In January 2019, the Faqiri family filed a 14.3-million-dollar lawsuit at the Ontario Superior Court of Justice for “excessive force.”
The lawsuit is intended to uncover the truth about what happened to Soleiman, why it happened, and ensure that it won’t happen to others in the future.
The lawsuit claims that Soli’s charter rights were breached, that there was battery amounting to intentional physical harm, negligence, abuse of public office, false imprisonment, a breach of duty of care, and the infliction of psychiatric damage.
In response, the province filed a statement defending the Ministry of Community Safety and Correctional Services and denying that any of its staff used “unauthorized force” on Soleiman.
The lawsuit takes aim at the Ministry of Community Safety and Correctional Services, the superintendent of the Central East Correctional Centre and seven individual correctional staff members.
The lawsuit also addresses the failure of the Kawartha Lakes police to interview John Thibeault, a former inmate who had witnessed Soli’s beating and death from his cell across the hall: “The plaintiffs understand that the information that eluded the [Kawartha police] was, in fact, the evidence of an eyewitness to Soleiman’s death whom police neglected to interview despite being aware of him.”

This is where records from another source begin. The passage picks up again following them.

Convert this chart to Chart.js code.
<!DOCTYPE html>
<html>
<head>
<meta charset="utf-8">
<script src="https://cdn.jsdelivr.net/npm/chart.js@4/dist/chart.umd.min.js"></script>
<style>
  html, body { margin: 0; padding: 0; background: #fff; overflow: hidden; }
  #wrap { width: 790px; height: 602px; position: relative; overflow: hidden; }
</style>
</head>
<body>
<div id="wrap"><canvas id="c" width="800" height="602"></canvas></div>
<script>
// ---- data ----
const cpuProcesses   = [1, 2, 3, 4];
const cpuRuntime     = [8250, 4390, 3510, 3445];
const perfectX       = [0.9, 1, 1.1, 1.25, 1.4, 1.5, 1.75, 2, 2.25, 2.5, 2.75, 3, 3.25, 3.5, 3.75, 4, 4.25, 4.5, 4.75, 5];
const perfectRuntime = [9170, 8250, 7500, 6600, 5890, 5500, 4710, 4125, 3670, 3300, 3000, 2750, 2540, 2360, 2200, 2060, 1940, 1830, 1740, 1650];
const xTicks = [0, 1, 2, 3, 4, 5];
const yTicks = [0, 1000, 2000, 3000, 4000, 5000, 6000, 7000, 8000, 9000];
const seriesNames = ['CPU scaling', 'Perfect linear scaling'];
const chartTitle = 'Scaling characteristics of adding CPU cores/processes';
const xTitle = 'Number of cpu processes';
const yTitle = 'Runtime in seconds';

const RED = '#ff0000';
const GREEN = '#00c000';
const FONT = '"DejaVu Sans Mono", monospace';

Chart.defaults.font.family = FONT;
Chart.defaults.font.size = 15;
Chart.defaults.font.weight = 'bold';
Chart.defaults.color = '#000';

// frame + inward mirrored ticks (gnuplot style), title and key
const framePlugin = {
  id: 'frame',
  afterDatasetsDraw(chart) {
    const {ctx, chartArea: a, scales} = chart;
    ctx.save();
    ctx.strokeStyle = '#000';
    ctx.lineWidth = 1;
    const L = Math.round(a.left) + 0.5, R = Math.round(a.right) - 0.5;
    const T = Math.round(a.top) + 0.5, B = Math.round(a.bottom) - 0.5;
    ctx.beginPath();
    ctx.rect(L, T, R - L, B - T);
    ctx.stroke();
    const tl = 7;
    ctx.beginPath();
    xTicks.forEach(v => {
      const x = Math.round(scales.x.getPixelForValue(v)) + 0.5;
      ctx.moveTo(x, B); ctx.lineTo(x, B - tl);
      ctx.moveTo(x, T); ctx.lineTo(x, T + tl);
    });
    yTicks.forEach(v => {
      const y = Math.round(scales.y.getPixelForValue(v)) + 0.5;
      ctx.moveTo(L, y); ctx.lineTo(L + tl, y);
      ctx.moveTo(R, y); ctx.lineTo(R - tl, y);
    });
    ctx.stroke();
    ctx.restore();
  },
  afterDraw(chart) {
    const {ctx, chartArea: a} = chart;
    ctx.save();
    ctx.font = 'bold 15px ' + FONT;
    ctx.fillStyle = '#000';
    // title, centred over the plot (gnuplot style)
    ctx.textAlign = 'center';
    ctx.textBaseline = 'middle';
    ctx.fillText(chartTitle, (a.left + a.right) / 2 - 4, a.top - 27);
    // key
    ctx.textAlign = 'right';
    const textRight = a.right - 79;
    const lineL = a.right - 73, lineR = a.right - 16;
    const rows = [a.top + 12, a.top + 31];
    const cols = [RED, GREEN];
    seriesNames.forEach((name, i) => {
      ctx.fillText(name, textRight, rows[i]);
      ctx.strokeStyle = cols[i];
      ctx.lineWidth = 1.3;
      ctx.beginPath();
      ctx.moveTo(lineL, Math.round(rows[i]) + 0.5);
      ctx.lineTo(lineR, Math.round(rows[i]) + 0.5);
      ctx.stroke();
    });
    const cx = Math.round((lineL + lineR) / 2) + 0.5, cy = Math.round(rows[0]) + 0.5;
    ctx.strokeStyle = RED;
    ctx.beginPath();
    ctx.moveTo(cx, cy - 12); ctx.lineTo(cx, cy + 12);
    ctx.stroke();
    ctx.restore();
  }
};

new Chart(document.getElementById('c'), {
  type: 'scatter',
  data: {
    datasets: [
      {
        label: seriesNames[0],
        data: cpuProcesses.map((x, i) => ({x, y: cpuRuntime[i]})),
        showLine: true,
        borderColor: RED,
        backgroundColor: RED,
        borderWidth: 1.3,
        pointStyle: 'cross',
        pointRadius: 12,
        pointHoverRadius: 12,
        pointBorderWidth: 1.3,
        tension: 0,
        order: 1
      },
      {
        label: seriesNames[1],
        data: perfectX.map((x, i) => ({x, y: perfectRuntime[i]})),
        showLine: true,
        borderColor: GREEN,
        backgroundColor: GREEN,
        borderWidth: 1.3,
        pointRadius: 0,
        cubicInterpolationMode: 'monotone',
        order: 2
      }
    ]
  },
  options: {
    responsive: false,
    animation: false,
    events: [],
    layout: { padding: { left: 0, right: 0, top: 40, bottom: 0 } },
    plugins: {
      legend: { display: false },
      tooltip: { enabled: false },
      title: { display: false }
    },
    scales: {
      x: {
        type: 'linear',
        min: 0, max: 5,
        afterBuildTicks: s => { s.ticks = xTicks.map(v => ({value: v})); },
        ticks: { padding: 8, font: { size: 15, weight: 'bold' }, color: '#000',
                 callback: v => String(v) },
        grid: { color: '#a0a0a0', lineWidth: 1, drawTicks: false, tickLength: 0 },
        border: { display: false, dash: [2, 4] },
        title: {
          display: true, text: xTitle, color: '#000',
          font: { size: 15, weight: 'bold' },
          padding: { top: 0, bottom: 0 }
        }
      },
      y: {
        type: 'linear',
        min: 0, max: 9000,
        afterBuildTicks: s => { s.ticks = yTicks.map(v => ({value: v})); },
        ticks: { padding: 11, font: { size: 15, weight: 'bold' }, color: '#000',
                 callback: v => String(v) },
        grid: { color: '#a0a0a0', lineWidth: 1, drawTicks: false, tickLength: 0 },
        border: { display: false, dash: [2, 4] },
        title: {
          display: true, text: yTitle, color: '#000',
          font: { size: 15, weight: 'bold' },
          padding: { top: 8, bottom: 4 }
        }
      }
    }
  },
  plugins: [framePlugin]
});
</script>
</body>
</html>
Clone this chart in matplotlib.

This is not the first civil lawsuit in response to the death of a Canadian under government care. In October 2009, the family of Ashley Smith launched an $11-million wrongful death lawsuit against the Correctional Service of Canada. Although it was settled out-of-court in 2011, the lawsuit brought even more attention to the death of Ashley Smith, leading to an even stronger push to end the use of segregation against mentally ill prisoners. In 2017, the federal Public Safety Minister invoked the Ashley Smith case as the Liberal government introduced C-56, a bill to eventually bring a 15-day limit to solitary confinement in federal prisons.